I have quite literally never once thought about the name until he became president and now the literal only thought I give is that I think this is a waste of time.
What are we doing? This is so lame!
So embarrassing!
Find a hobby.
Imagine if any of these people had a hobby.
I mean, this is my hobby so who knows if that would help but I’m inclined to think it might help a little! They could at least see how ridiculous all of this is!
The American people want this. The American people want eggs! We want to not need to think about the government at all. We are a simple people.
There is not one single person, one voter, who actually cares about this issue. This is not an issue for voters. This is for Trump only. Imagine spending all of this time, and actual tax dollars, to… what? Suck up to him?
Mortifying.
Can’t get that time back, I’ll tell you that much. You look back on your life, you think about the dinners with friends you missed. Texts you forgot to return. Sunshine-filled days you were inside. And you wonder what you were doing and then you realize it was to get America to start calling the Gulf of Mexico the Gulf of America, something no one else in the world will do. Something the rest of the world will laugh at. And one day, the best you can ever hope in your life, is that you become a good enough person, turn enough of a page in your life, to realize that was a waste and you regret it.
It'll never happen.
But imagine.
Anyway… find a hobby but I would recommend it not be the news because I’ve got this corner covered.

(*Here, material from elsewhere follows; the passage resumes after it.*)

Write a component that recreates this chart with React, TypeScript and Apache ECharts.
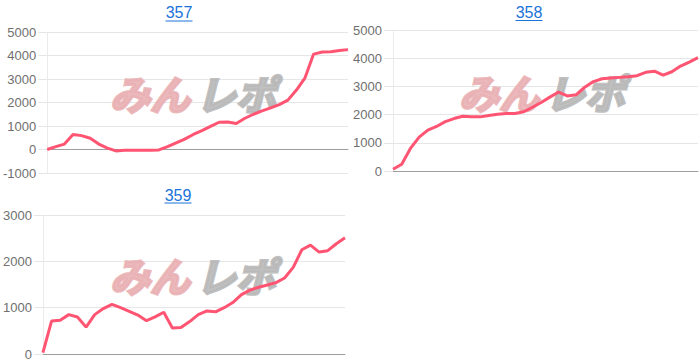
import React, { useEffect, useRef } from "react";
import * as echarts from "echarts";

const titles = ["357", "358", "359"];
const values357 = [0, 120, 230, 640, 590, 480, 230, 60, -60, -30, -30, -30, -30, -20, 120, 280, 440, 640, 800, 980, 1160, 1170, 1110, 1330, 1500, 1640, 1770, 1910, 2100, 2530, 3050, 4060, 4150, 4160, 4210, 4250];
const values358 = [60, 240, 800, 1200, 1450, 1580, 1750, 1860, 1940, 1920, 1920, 1970, 2010, 2040, 2040, 2100, 2260, 2430, 2620, 2800, 2660, 2700, 2970, 3170, 3270, 3300, 3320, 3340, 3380, 3500, 3540, 3400, 3520, 3720, 3860, 4020];
const values359 = [30, 710, 730, 850, 800, 580, 850, 980, 1070, 1000, 920, 840, 720, 800, 900, 560, 570, 700, 850, 930, 910, 1000, 1110, 1280, 1380, 1440, 1490, 1540, 1640, 1870, 2250, 2350, 2200, 2230, 2380, 2510];
const yMins = [-1000, 0, 0];
const yMaxs = [5000, 5000, 3000];

const LINE_COLOR = "#ff5472";
const TITLE_COLOR = "#1a73d9";

export default function App() {
  const ref = useRef<HTMLDivElement>(null);
  useEffect(() => {
    if (!ref.current) return;
    const chart = echarts.init(ref.current, undefined, { renderer: "svg" });
    const allValues = [values357, values358, values359];
    const grids = [
      { left: 46, top: 32, width: 302, height: 141 },
      { left: 393, top: 30, width: 305, height: 141 },
      { left: 41, top: 215, width: 304, height: 139 },
    ];
    const titlePos = [
      [179, 12.5, 21],
      [529, 12, 20.5],
      [178, 195.5, 203],
    ];
    const wmPos = [
      [110, 93],
      [459, 92],
      [110, 275],
    ];
    const graphic: any[] = [];
    titles.forEach((t, i) => {
      const [cx, cy, uy] = titlePos[i];
      graphic.push({
        type: "text",
        x: cx,
        y: cy,
        style: {
          text: t,
          fill: TITLE_COLOR,
          font: "16px 'Liberation Sans', Arial, sans-serif",
          textAlign: "center",
          textVerticalAlign: "middle",
        },
        z: 10,
      });
      graphic.push({
        type: "line",
        shape: { x1: cx - 13.5, y1: uy, x2: cx + 13.5, y2: uy },
        style: { stroke: TITLE_COLOR, lineWidth: 1 },
        z: 10,
      });
      const [wx, wy] = wmPos[i];
      graphic.push({
        type: "text",
        x: wx,
        y: wy,
        style: {
          text: "みん",
          fill: "#e9b0b3",
          stroke: "#e9b0b3",
          lineWidth: 3,
          font: "italic bold 40px 'Noto Sans CJK JP', sans-serif",
          textVerticalAlign: "middle",
          opacity: 0.9,
        },
        z: 1,
      });
      graphic.push({
        type: "text",
        x: wx + 86,
        y: wy,
        style: {
          text: "レポ",
          fill: "#b8b8b8",
          stroke: "#b8b8b8",
          lineWidth: 3,
          font: "italic bold 40px 'Noto Sans CJK JP', sans-serif",
          textVerticalAlign: "middle",
          opacity: 0.9,
        },
        z: 1,
      });
    });

    const option: any = {
      animation: false,
      grid: grids.map((g) => ({ ...g, containLabel: false })),
      xAxis: allValues.map((vals, i) => ({
        type: "category",
        gridIndex: i,
        boundaryGap: false,
        data: vals.map((_, k) => String(k + 1)),
        axisLine: { show: true, onZero: true, lineStyle: { color: "#9e9e9e", width: 1 } },
        axisTick: { show: false },
        axisLabel: { show: false },
        splitLine: { show: false },
      })),
      yAxis: allValues.map((_, i) => ({
        type: "value",
        gridIndex: i,
        min: yMins[i],
        max: yMaxs[i],
        interval: 1000,
        axisLine: { show: true, lineStyle: { color: "#ebebeb" } },
        axisTick: { show: true, length: 9, lineStyle: { color: "#e6e6e6" } },
        axisLabel: {
          color: "#6f6f6f",
          fontSize: 13,
          fontFamily: "'Liberation Sans', Arial, sans-serif",
          margin: 11,
          formatter: (v: number) => String(v),
        },
        splitLine: { show: true, lineStyle: { color: "#e6e6e6", width: 1 } },
      })),
      series: allValues.map((vals, i) => ({
        type: "line",
        xAxisIndex: i,
        yAxisIndex: i,
        data: vals,
        showSymbol: false,
        lineStyle: { color: LINE_COLOR, width: 3 },
        itemStyle: { color: LINE_COLOR },
        z: 5,
      })),
      graphic,
    };
    chart.setOption(option);
    return () => chart.dispose();
  }, []);
  return (
    <div
      ref={ref}
      style={{ position: "absolute", left: 0, top: 0, width: 700, height: 363, background: "#fff" }}
    />
  );
}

And that’s it. That’s the news.
Head’s up – no news on Monday. But I’ll be back on Tuesday.
I’m proud of… socks. I guess.
No, you know what? I’m proud of hobbies. More people should have hobbies. Just a little something for you.
But more than that. More than a little something for you. Because you are all the little things for you, but also, even though you are the best at your hobby, you could also go pro if you wanted to… I’m proud of you.